⑵ 新型コロナウィルス感染症を理由とする整理解雇の場合

 特に,新型コロナウィルス感染症を理由とする売上減少に対しては,厚生労働省の雇用調整助成金や中小企業庁の持続化給付金(2020年5月1日より申請開始)を始めとした,様々な経済的支援策が講じられています。解雇を回避するためにこのような経済的支援策を受けることを検討したか,実際に申請したか,という点も考慮されると考えられますので,むしろ平時より整理解雇しにくい状況にあるといえるでしょう。

3 人選の合理性

⑴ 総論

 さらに,人を減らす必要があり,解雇する必要もあるけど,誰を解雇すればいいか,という点が問題となります。解雇というものは労働者の生活に対して大打撃を与えるものですから,経営不振だからといってこれにかこつけて以前から辞めさせようと思っていた労働者をやめさせよう,というのはもってのほかで,できるだけ公正に選ぶ必要があるということです。なるべく,被解雇者が納得できる合理的で公正な基準を用いるべきであるといえます。
 では,どのような基準を用いるべきでしょうか。この点,裁判例上は,「勤務成績」,「勤続年数」,「労働者の生活上の打撃の程度(たとえば,扶養家族の有無・人数)」を基準とするのが合理的であるとされています。反対に,「責任感」や「協調性」といった抽象的な基準は,合理的でないと判断される可能性が高いといえます。
 もっとも,ここに挙げた基準も一例にすぎません。企業によって,またタイミングによって,合理的な基準が何かは当然変わってくるでしょう。

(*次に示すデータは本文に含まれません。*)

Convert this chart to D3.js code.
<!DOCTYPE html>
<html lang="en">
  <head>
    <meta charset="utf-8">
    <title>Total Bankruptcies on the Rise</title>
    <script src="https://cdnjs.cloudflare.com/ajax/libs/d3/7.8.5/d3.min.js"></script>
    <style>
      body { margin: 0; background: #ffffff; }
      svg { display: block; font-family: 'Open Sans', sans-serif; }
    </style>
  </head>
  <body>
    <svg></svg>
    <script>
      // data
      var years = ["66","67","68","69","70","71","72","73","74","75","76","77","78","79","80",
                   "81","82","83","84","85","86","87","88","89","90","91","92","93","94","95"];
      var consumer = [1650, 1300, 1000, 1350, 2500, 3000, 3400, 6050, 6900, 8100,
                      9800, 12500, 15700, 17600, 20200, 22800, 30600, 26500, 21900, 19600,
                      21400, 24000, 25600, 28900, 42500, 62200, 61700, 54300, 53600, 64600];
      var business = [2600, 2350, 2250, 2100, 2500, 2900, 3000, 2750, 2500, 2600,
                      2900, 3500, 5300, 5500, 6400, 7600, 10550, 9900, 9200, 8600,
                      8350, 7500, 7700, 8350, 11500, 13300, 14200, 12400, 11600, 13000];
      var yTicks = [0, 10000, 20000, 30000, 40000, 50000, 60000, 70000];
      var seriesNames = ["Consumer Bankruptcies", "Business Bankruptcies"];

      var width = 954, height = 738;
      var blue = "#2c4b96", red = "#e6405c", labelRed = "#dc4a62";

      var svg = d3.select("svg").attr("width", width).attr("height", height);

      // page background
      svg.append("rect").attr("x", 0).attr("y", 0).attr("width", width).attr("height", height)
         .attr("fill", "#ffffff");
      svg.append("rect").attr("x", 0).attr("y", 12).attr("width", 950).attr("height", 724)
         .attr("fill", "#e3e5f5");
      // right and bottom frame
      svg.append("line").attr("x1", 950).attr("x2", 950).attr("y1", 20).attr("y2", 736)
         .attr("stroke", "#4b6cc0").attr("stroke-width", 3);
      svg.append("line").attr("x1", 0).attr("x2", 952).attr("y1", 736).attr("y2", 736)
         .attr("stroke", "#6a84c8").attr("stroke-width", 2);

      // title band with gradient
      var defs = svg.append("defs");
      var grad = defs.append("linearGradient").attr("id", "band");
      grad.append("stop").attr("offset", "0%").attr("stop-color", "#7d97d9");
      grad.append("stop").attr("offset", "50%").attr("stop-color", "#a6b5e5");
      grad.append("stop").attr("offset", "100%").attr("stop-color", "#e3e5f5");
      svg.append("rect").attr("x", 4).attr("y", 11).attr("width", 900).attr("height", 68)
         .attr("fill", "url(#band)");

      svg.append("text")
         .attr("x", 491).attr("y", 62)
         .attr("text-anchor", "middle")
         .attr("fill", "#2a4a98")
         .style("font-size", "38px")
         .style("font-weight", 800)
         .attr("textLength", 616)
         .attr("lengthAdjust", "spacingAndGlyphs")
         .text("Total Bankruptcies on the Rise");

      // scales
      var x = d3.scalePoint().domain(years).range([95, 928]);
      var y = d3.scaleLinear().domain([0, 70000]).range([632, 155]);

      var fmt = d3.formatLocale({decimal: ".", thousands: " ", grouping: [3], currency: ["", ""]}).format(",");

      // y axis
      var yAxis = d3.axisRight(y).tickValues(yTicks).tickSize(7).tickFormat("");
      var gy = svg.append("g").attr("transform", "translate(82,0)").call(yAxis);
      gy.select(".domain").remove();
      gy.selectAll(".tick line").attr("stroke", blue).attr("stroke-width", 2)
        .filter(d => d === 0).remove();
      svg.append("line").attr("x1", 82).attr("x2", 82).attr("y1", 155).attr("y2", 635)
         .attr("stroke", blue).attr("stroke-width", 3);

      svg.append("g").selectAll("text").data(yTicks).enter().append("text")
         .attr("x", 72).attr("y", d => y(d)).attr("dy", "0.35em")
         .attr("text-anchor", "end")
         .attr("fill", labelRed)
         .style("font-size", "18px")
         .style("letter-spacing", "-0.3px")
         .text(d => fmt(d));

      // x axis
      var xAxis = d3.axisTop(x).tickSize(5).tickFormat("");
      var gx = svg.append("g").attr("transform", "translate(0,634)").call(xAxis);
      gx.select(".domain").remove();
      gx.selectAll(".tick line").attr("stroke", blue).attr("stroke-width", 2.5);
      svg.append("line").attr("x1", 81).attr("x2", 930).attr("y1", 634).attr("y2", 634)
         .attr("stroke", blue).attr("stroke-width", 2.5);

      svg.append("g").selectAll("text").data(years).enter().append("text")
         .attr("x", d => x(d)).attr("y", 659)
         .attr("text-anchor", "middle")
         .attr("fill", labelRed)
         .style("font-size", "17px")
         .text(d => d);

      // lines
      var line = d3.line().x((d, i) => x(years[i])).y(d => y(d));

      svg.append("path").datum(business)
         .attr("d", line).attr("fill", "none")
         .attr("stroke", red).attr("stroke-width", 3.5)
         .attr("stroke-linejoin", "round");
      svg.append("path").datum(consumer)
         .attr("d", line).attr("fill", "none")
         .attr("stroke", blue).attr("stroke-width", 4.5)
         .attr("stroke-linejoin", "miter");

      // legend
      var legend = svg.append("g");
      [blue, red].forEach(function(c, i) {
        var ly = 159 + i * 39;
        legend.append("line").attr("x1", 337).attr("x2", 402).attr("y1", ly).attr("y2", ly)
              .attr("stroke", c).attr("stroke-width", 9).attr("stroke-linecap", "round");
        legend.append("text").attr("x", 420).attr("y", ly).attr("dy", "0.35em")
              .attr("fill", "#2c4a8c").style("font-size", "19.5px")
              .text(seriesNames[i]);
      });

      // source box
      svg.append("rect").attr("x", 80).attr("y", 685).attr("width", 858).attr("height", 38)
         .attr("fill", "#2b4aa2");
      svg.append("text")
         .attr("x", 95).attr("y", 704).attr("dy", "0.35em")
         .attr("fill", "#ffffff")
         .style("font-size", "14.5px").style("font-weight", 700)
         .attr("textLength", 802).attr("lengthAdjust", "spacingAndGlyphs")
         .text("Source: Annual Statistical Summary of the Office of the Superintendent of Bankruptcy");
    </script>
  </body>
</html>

⑵ 新型コロナウィルス感染症を理由とする整理解雇の場合

 新型コロナウィルス感染症を理由とする整理解雇の場合も同じです。たとえば,国内にいくつかある事業所のうち,1つの事業所の売上減少が特に著しく,当該事業所を閉鎖せざるを得ないという場合,当該事業所の労働者を整理解雇の対象とすることは合理的といえるでしょう(もちろん,当該事業所の労働者に対し,解雇回避努力を尽くしたのであればの話です)。

4 手続の妥当性

⑴ 総論

 最後に,人員を減らす必要があり,解雇もやむなし,その対象者の選び方も合理的だけど,ちゃんと労使間で協議がされたか,という点が問題となります。整理解雇をすること自体がどれだけ合理的だったとしても,労働者側に十分に説明されているか,納得を得るために誠意をもって協議したか,というのも非常に大事だということです。
 このような手続は,労働協約や就業規則に定められている場合はもちろんのこと,そうした規定がなくても,信義則上行わなければならないと解されています。整理解雇というのは,もっぱら雇用主側の問題で労働者の生活に大打撃を与えるものですから,労働者が納得している,あるいは納得を得るために誠意を尽くした,ということが重視されるということです。

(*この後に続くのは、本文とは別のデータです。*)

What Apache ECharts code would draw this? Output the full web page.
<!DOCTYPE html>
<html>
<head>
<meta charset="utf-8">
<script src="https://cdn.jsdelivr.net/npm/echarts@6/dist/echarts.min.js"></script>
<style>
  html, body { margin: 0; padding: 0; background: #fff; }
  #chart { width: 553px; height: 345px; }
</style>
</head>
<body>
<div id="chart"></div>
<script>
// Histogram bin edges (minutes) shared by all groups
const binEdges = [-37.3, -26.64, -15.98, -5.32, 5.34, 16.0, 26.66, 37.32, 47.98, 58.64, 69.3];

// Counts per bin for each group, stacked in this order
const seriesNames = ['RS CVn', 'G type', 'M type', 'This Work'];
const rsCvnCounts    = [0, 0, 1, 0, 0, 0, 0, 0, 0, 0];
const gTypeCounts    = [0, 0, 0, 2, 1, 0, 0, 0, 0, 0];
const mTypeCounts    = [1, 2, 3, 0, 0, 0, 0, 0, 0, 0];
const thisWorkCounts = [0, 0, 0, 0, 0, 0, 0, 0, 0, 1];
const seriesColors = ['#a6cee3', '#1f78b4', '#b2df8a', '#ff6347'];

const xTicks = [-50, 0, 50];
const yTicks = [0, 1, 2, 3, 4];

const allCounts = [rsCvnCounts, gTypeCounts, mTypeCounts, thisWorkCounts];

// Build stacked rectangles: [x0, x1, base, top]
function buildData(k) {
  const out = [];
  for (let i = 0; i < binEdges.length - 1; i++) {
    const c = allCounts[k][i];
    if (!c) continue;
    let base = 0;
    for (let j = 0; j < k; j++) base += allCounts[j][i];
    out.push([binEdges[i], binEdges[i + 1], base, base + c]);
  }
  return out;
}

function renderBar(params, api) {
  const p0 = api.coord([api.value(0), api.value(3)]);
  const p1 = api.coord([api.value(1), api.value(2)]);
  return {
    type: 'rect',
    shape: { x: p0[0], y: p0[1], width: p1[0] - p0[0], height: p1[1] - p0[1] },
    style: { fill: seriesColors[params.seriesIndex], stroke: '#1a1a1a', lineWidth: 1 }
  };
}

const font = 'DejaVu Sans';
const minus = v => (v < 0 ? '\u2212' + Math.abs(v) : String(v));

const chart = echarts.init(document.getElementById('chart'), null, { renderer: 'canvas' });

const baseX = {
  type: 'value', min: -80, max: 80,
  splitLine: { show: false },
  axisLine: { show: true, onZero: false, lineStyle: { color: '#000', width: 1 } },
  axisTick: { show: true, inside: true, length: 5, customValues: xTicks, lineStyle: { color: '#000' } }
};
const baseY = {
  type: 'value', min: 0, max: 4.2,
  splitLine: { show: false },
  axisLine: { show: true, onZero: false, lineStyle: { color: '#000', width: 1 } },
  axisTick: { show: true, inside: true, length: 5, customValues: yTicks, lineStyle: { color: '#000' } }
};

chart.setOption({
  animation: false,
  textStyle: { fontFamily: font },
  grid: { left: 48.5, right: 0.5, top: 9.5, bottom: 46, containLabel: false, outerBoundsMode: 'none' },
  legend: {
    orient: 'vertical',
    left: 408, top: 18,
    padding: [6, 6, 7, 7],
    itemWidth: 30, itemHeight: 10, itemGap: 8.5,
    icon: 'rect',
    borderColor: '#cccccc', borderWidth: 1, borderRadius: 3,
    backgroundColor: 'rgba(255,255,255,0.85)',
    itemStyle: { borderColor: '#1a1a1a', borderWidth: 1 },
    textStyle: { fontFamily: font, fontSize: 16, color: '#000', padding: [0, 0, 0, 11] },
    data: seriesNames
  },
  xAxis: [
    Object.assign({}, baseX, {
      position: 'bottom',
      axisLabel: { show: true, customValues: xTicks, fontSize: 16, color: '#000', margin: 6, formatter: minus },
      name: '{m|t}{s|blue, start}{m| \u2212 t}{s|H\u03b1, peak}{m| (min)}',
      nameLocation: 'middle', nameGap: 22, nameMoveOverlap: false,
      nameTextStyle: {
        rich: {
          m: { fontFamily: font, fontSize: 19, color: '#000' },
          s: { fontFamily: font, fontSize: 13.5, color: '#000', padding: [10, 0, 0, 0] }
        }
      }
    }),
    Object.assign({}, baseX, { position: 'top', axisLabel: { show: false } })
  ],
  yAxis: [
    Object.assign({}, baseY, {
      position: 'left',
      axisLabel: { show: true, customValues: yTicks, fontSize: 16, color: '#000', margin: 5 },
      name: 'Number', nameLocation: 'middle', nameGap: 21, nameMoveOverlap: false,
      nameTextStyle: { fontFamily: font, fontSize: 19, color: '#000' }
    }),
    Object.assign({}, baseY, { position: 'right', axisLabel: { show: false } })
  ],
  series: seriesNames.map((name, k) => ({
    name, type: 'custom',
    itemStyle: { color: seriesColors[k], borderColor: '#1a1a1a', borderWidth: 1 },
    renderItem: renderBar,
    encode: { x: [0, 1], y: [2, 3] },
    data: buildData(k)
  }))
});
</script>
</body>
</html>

⑵ 新型コロナウィルス感染症を理由とする整理解雇の場合

 新型コロナウィルス感染症を理由とする整理解雇の場合もやるべきことは変わりません。売上が減少しており,解雇以外の策がなく,人選が合理的であることを労働組合あるいは労働者に誠意をもって説明するのみです。
 その際,会社の売上状況や回復の見込み,給付金の申請状況等といった客観的資料を示すのが望ましいといえるでしょう。

第4 まとめ

 以上のように,新型コロナウィルス感染症の影響により売上が減少したからといって,整理解雇が特別扱いされるわけではありません。上記4要素を検討せず,漫然と整理解雇を行えば,被解雇者からその効力を争われ,解雇期間中の賃金支払を請求され,その対応に追われ本来の業務に支障が生じ,余計に経営状態が悪化するおそれもあります。
 そのような事態に陥らないためにも,きちんと上記4要素を検討する必要があります。そして,少しでも不安を感じられるのであれば,早い段階で弁護士に相談した方がよいでしょう。